# Start of Information provided
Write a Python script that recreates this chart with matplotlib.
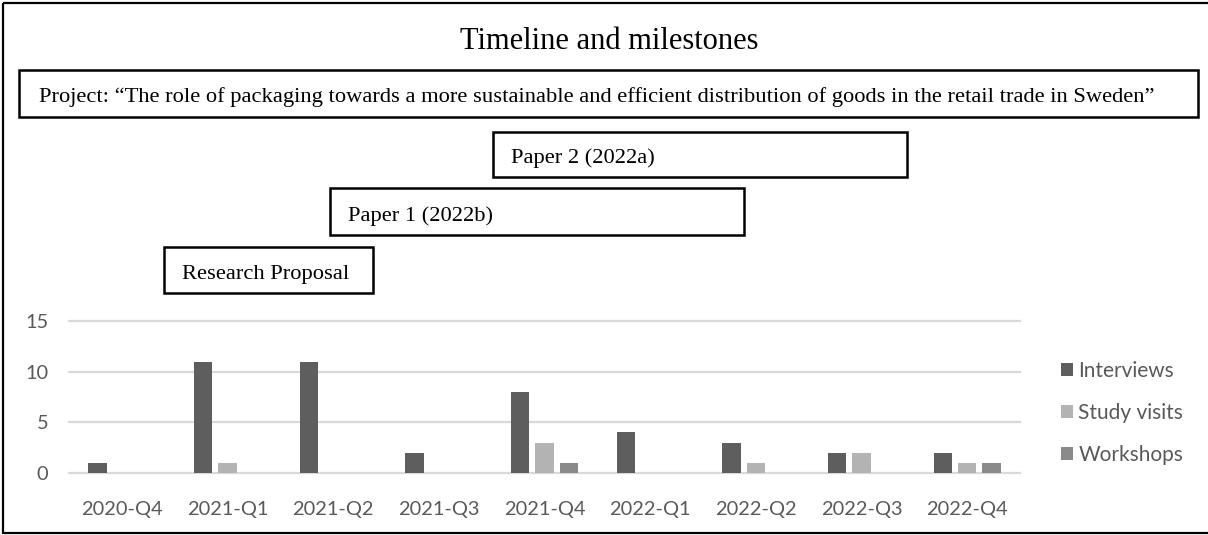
import numpy as np
import matplotlib.pyplot as plt
from matplotlib.patches import Rectangle

quarters = ['2020-Q4', '2021-Q1', '2021-Q2', '2021-Q3', '2021-Q4',
            '2022-Q1', '2022-Q2', '2022-Q3', '2022-Q4']
interviews = [1, 11, 11, 2, 8, 4, 3, 2, 2]
study_visits = [0, 1, 0, 0, 3, 0, 1, 2, 1]
workshops = [0, 0, 0, 0, 1, 0, 0, 0, 1]

project_text = ('Project: \u201cThe role of packaging towards a more sustainable and efficient '
                'distribution of goods in the retail trade in Sweden\u201d')
milestones = ['Research Proposal', 'Paper 1 (2022b)', 'Paper 2 (2022a)']

W, H = 1208, 535
fig = plt.figure(figsize=(W / 100, H / 100), dpi=100)

serif = ['Liberation Serif', 'DejaVu Serif']
sans = ['Lato', 'DejaVu Sans']
txt_grey = '#595959'

# bar chart
ax = fig.add_axes([69 / W, 1 - 473 / H, (1020 - 69) / W, (473 - 321) / H])
x = np.arange(len(quarters))
w, step = 0.175, 0.23
series = [('Interviews', interviews, '#5e5e5e'),
          ('Study visits', study_visits, '#b3b3b3'),
          ('Workshops', workshops, '#8a8a8a')]
for i, (name, vals, col) in enumerate(series):
    ax.bar(x + (i - 1) * step, vals, w, color=col, label=name, zorder=3)

ax.set_xlim(-0.5, len(quarters) - 0.5)
ax.set_ylim(0, 15)
ax.set_yticks([0, 5, 10, 15])
ax.set_xticks(x)
ax.set_xticklabels(quarters)
for y in [0, 5, 10, 15]:
    ax.axhline(y, color='#d9d9d9', lw=1.6, zorder=1, clip_on=False)
for s in ax.spines.values():
    s.set_visible(False)
ax.tick_params(length=0, labelsize=14.4, labelcolor=txt_grey)
ax.tick_params(axis='y', pad=15)
ax.tick_params(axis='x', pad=20)
for lab in ax.get_xticklabels() + ax.get_yticklabels():
    lab.set_family(sans)

leg = fig.legend(loc='center left', bbox_to_anchor=(1061 / W, 1 - 413 / H),
                 frameon=False, prop={'family': sans, 'size': 15},
                 handlelength=0.58, handleheight=0.58, handletextpad=0.25,
                 labelspacing=1.07, borderpad=0, borderaxespad=0)
for t in leg.get_texts():
    t.set_color(txt_grey)

# milestone boxes on a pixel-scaled overlay
ov = fig.add_axes([0, 0, 1, 1], zorder=5)
ov.set_xlim(0, W)
ov.set_ylim(H, 0)
ov.axis('off')
ov.patch.set_alpha(0)

ov.add_patch(Rectangle((3, 3), W + 5, 530, fill=False, lw=1.6, ec='black', clip_on=False))
ov.text(609, 49, 'Timeline and milestones', family=serif, fontsize=22,
        ha='center', va='baseline')

ov.add_patch(Rectangle((19, 70), 1179, 47, fill=False, lw=1.8, ec='black'))
ov.text(39, 102, project_text, family=serif, fontsize=16.2, ha='left', va='baseline')

boxes = [(164, 247, 209, 46), (330, 188, 414, 47), (493, 132, 414, 45)]
for label, (bx, by, bw, bh) in zip(milestones, boxes):
    ov.add_patch(Rectangle((bx, by), bw, bh, fill=False, lw=1.8, ec='black'))
    ov.text(bx + 18, by + bh - 14, label, family=serif, fontsize=16.2,
            ha='left', va='baseline')

fig.savefig('out.png', dpi=100, facecolor='white')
# End of Information provided
Quote, please, every line of the material above from its start through the line that has "workshops = [0, 0, 0, 0, 1, 0, 0, 0, 1]", reproducing the words exactly and dropping any images.

* Exercise response:
Write a Python script that recreates this chart with matplotlib.
import numpy as np
import matplotlib.pyplot as plt
from matplotlib.patches import Rectangle

quarters = ['2020-Q4', '2021-Q1', '2021-Q2', '2021-Q3', '2021-Q4',
            '2022-Q1', '2022-Q2', '2022-Q3', '2022-Q4']
interviews = [1, 11, 11, 2, 8, 4, 3, 2, 2]
study_visits = [0, 1, 0, 0, 3, 0, 1, 2, 1]
workshops = [0, 0, 0, 0, 1, 0, 0, 0, 1]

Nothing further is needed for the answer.